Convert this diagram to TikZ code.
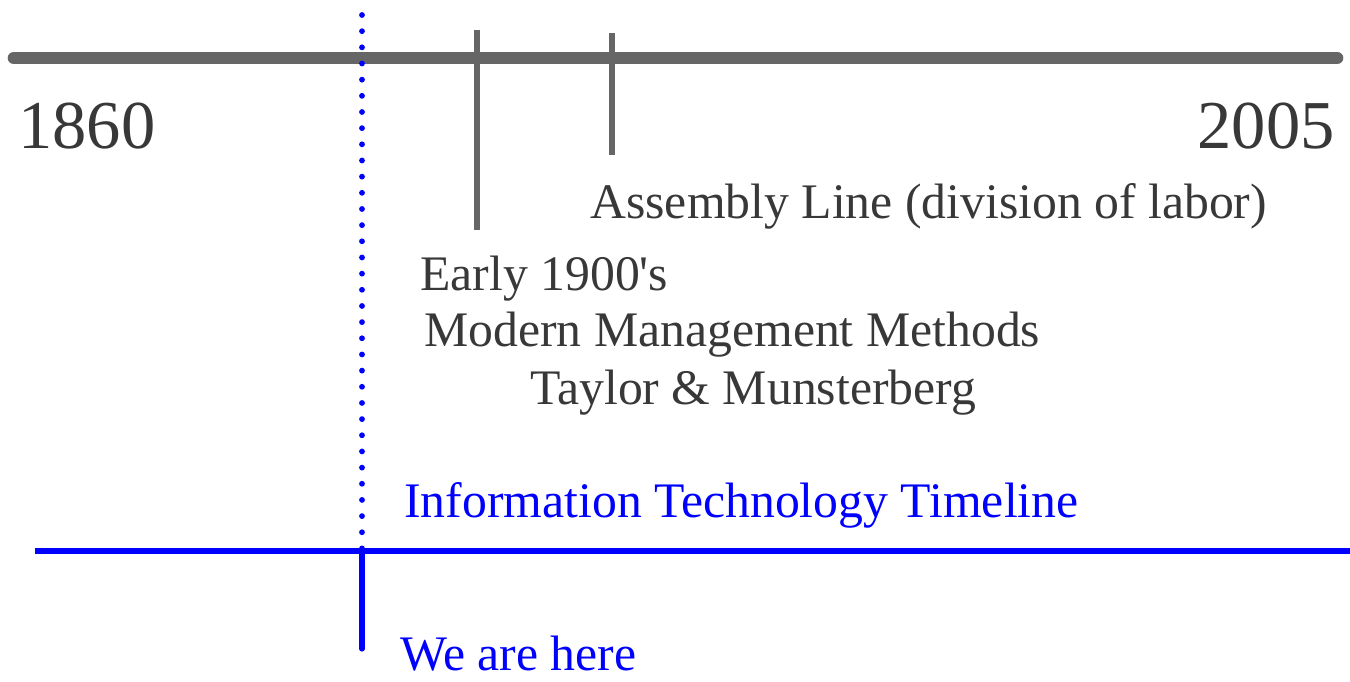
\documentclass[tikz,border=0pt]{standalone}
\usepackage{fontspec}
\setmainfont{Liberation Serif}
\usepackage{tikz}
\usetikzlibrary{%
        positioning,
    }
\definecolor{axisgray}{HTML}{666666}
\definecolor{textgray}{HTML}{383838}
\definecolor{itblue}{HTML}{0000FF}
\tikzset{%
    year/.style={%
        inner sep=0,
        text=textgray,
        font=\fontsize{39}{44}\selectfont,
    },
    event/.style={%
        anchor=base west,
        inner sep=0,
        text=textgray,
        font=\fontsize{28.3}{33}\selectfont,
    },
    itlabel/.style={%
        event,
        text=itblue,
    },
    mainaxis/.style={%
        line width=7.2pt,
        draw=axisgray,
        line cap=round,
    },
    eventtick/.style={%
        line width=3pt,
        draw=axisgray,
    },
    itaxis/.style={%
        line width=2.9pt,
        draw=itblue,
    },
    nowline/.style={%
        line width=3.3pt,
        draw=itblue,
        line cap=round,
        dash pattern=on 0pt off 9.2pt,
    },
}

\begin{document}
\begin{tikzpicture}[x=0.02cm, y=-0.02cm]

    \useasboundingbox (0, 0) rectangle (1350, 681);

    %%%%%%%%%%%%%%%%%
    % Main timeline %
    %%%%%%%%%%%%%%%%%
    \coordinate (axis-start) at (14, 58);
    \coordinate (axis-end) at (1337, 58);
    \draw[mainaxis] (axis-start) -- (axis-end);

    \node[year, anchor=base west] (year-start) at (18, 148) {1860};
    \node[year, anchor=base east] (year-end) at (1335, 148) {2005};

    % Ticks
    \foreach \name/\x/\top/\bottom in {%
        early/477/30/230, assembly/612/33/155%
    }{%
        \coordinate (\name-top) at (\x, \top);
        \coordinate (\name-bottom) at (\x, \bottom);
        \draw[eventtick] (\name-top) -- (\name-bottom);
    };

    \node[event] (assembly) at (590, 218)
        {Assembly Line (division of labor)};
    \node[event] (early) at (420, 290) {Early 1900\textquotesingle s};
    \node[event] (modern) at (424, 346) {Modern Management Methods};
    \node[event] (taylor) at (530, 404) {Taylor \& Munsterberg};

    %%%%%%%%%%%%%%%%%
    % IT timeline   %
    %%%%%%%%%%%%%%%%%
    \coordinate (now-top) at (362, 15);
    \coordinate (now-axis) at (362, 551);
    \coordinate (now-bottom) at (362, 649);
    \coordinate (it-start) at (35, 551);
    \coordinate (it-end) at (1350, 551);

    \draw[nowline] (now-top) -- (now-axis);
    \draw[itaxis] (it-start) -- (it-end);
    \draw[itaxis, line cap=round] (now-axis) -- (now-bottom);

    \node[itlabel] (it-title) at (404, 517)
        {Information Technology Timeline};
    \node[itlabel] (here) at (400, 670) {We are here};

\end{tikzpicture}
\end{document}
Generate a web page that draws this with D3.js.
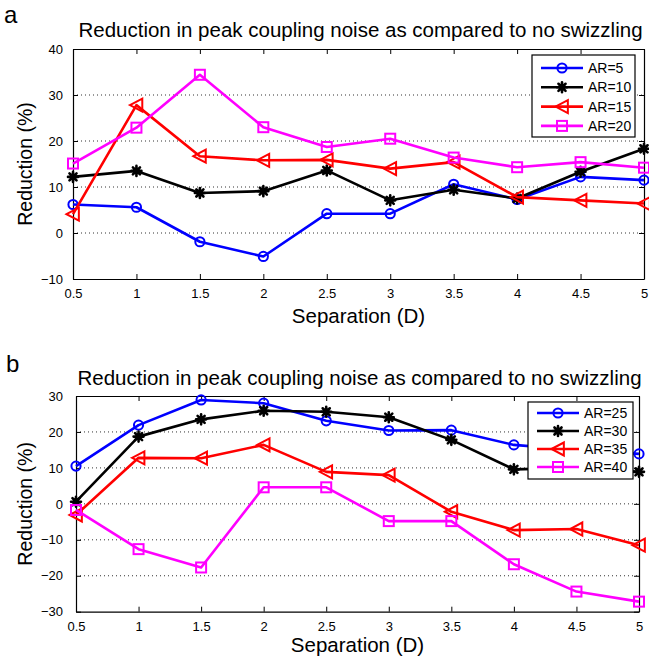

────────────────

**Problem requirements**
Only the number is wanted: how many lines of the material contain the word "this"?

**Right answer**
2